The battle to protect against employee leakage



By Amanda Horswill

Cautious bosses are trying to shut the door on employees joining their competition.

You have just scored the job of your dreams and can’t wait to tell your current boss the good news. Watch out – there could be a nasty surprise waiting.

Employers are sharpening their legal pencils and more frequently enforcing employment contract clauses restricting a worker’s capacity to join a competing firm.

Called "restraint clauses", McCullough Robertson lawyer Hayden Small says many employees are being caught out by this new push, driven by a plethora of vacancies.

The clauses can restrain an employee from working for a competitor or in a particular job type or industry for a specified period of time. They are used to protect any sensitive information collected from a former employer being used for commercial advantage by someone else.

"I think that a lot of employees don’t realise these clauses exist," Small says. "Some employees don’t realise that restraint not only applies to where you can work and after what time, but also that they can’t solicit former colleagues to come over to the new employer.

"Other employees know there is a restraint clause but don’t think it is enforceable. It is enforceable."

The restraint usually covers four things – soliciting former colleagues; contact with former clients; working for a competitor; or going into business for yourself.

Small says employers who think someone has broken a restraint clause can petition a court to place an injunction preventing a former employee from working for a particular company. That serves as an immediate stopgap while the employer builds a case to take an employee to court for breach of contract. The employee can be sued for damages and have to pay court costs, potentially adding up to thousands of dollars.

Small says inquiries about that type of action to his company had gone from a handful of cases a month to a couple of inquiries a week. "It’s a combination of things – we have had a buoyant economy up until recently and that has meant a lot of competition, while at the same time there is a tight labour market. It is only natural companies are going to want to protect their goodwill or value built up through their employees," Small says.

"Five or six years ago (as the economy was taking off) there was a surge of companies writing these clauses into contracts. Now the chickens have come home to roost, so to speak. Those same people are leaving but have forgotten about the restraint clauses and are breaching them, so employers are seeking to have them enforced.

"It is still a tight labour market, and with a slowing economy companies are probably even more anxious to keep their best people in-house and to keep their clients. They are jealously guarding their interests."

The one saving grace for employees is the requirement for the clauses to be deemed "reasonable" by the courts. Small says what is reasonable is governed by weighty legal case history.

"There was one case, not one we worked on, where there were something like 82,000 different combinations of restraints.

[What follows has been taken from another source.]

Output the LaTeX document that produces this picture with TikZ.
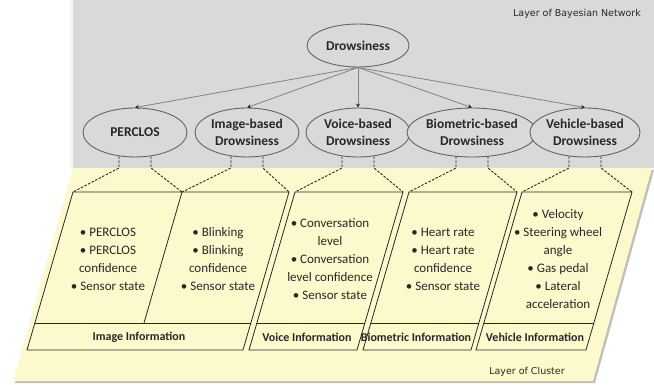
\documentclass[tikz,border=0pt]{standalone}
\usepackage{fontspec}
\setmainfont{Carlito}
\newfontfamily\labelfont{DejaVu Sans}
\usetikzlibrary{shapes.geometric,arrows.meta,calc}

\definecolor{bnbg}{RGB}{217,217,217}
\definecolor{clbg}{RGB}{252,250,204}
\definecolor{edgegray}{RGB}{100,100,100}
\definecolor{linkgray}{RGB}{130,130,130}
\definecolor{ink}{RGB}{40,40,40}

% one cluster box: name, top-left x, top-right x
\newcommand\drawclusterbox[3]{%
  \coordinate (#1-tl) at (#2,192);
  \coordinate (#1-tr) at (#3,192);
  \coordinate (#1-br) at (#3-46,350);
  \coordinate (#1-bl) at (#2-46,350);
  \coordinate (#1-ml) at (#2-38,323);
  \coordinate (#1-mr) at (#3-38,323);
  \draw[boxline] (#1-tl) -- (#1-tr) -- (#1-br) -- (#1-bl) -- cycle;
  \draw[boxline] (#1-ml) -- (#1-mr);
}

\begin{document}
\begin{tikzpicture}[x=1pt,y=-1pt,
  bnnode/.style={ellipse,draw=edgegray,line width=0.9pt,fill=bnbg,
    minimum width=104pt,minimum height=49pt,inner sep=0pt,align=center,
    font=\bfseries\fontsize{13.5}{16.5}\selectfont,text=ink},
  arrowlink/.style={draw=linkgray,line width=0.8pt,
    -{Stealth[length=4pt,width=4pt,color=ink]}},
  dashlink/.style={draw=ink,line width=0.9pt,dash pattern=on 2.5pt off 1.5pt},
  boxline/.style={draw=ink,line width=0.8pt},
  itemtext/.style={align=center,font=\fontsize{13}{18}\selectfont,text=ink,inner sep=0pt},
  bandtext/.style={font=\bfseries\fontsize{12}{14}\selectfont,text=ink,inner sep=0pt},
  layertext/.style={font=\labelfont\fontsize{9.5}{11}\selectfont,text=ink,inner sep=0pt}
]
\useasboundingbox (0,0) rectangle (654,385);

% the two layers
\fill[gray!8] (70,0) rectangle (73,168);
\fill[bnbg] (73,0) rectangle (654,168);
\fill[gray!50] (75,170) -- (654,170) -- (595,383) -- (15,383) -- cycle;
\fill[clbg] (73,168) -- (652,168) -- (593,381) -- (13,381) -- cycle;
\coordinate (lay) at (0,168);

% Bayesian network
\node[bnnode,minimum width=102pt,minimum height=43pt] (drow) at (358,45.5) {Drowsiness};
\node[bnnode] (perclos) at (135,132.5) {PERCLOS};
\node[bnnode] (image) at (247,132.5) {Image-based\\Drowsiness};
\node[bnnode] (voice) at (358,132.5) {Voice-based\\Drowsiness};
\node[bnnode] (bio) at (472,132.5) {Biometric-based\\Drowsiness};
\node[bnnode] (veh) at (585,132.5) {Vehicle-based\\Drowsiness};

\foreach \n in {perclos,image,voice,bio,veh}
  \draw[arrowlink] (drow.south) -- (\n.north);

% cluster boxes
\drawclusterbox{img}{73}{289}
\drawclusterbox{voc}{295}{403}
\drawclusterbox{bmt}{409}{517}
\drawclusterbox{vhc}{522}{632}
\coordinate (img-mt) at (182,192);
\coordinate (img-mb) at (144,323);
\draw[boxline] (img-mt) -- (img-mb);

% dashed links from the network nodes down to the clusters
\foreach \n/\a/\b in {perclos/img-tl/img-mt, image/img-mt/img-tr,
    voice/voc-tl/voc-tr, bio/bmt-tl/bmt-tr, veh/vhc-tl/vhc-tr}{
  \coordinate (\n-dl) at ($(\n.south)+(-16,-1)$);
  \coordinate (\n-dr) at ($(\n.south)+(16,-1)$);
  \draw[dashlink] (\n-dl) -- (\n-dl |- lay) -- (\a);
  \draw[dashlink] (\n-dr) -- (\n-dr |- lay) -- (\b);
}

% cluster contents
\node[itemtext] (t-perclos) at (108,259) {• PERCLOS\\• PERCLOS\\confidence\\• Sensor state};
\node[itemtext] (t-blink) at (218,259) {• Blinking\\• Blinking\\confidence\\• Sensor state};
\node[itemtext] (t-voice) at (330,259.5) {• Conversation\\level\\• Conversation\\level confidence\\• Sensor state};
\node[itemtext] (t-bio) at (443,259.5) {• Heart rate\\• Heart rate\\confidence\\• Sensor state};
\node[itemtext] (t-veh) at (558,259) {• Velocity\\• Steering wheel\\angle\\• Gas pedal\\• Lateral\\acceleration};

\node[bandtext] (b-img) at (139,337) {Image Information};
\node[bandtext] (b-voc) at (307,337) {Voice Information};
\node[bandtext] (b-bmt) at (416,337) {Biometric Information};
\node[bandtext] (b-vhc) at (535,337) {Vehicle Information};

% layer captions
\node[layertext,anchor=east] (cap-bn) at (641,14) {Layer of Bayesian Network};
\node[layertext] (cap-cl) at (527,372) {Layer of Cluster};
\end{tikzpicture}
\end{document}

The actual conduct of the employee was limited to about four or five restraints, but with different combinations of how long the restraint lasted according to the location. So if you were 50km from the business one restraint was applied, if you were in NSW it was different, if you worked 20km from this post office . . . it went on and on. It was obviously not enforceable. That was the silliest restraint clause I have seen."

Advice for employers

Have a meeting with the employee who is leaving to remind them of the restraints.

Make sure there is a witness to the meeting.

If there are no restraints, remind the employee that the company takes its intellectual property and confidential information rights very seriously. Request the employee sign a deed confirming their obligations in this regard.

When the employee resigns have the IT department do a complete search of their email usage to check whether there has been any unauthorised disclosure to a third party.

Employers should also have good systems in place to identify information as being confidential in nature. This may include providing employees with confidentiality agreements, acknowledgement forms, simply marking documents as confidential, sending intranet reminders as well as verbally reminding employees of the confidentiality of certain documents.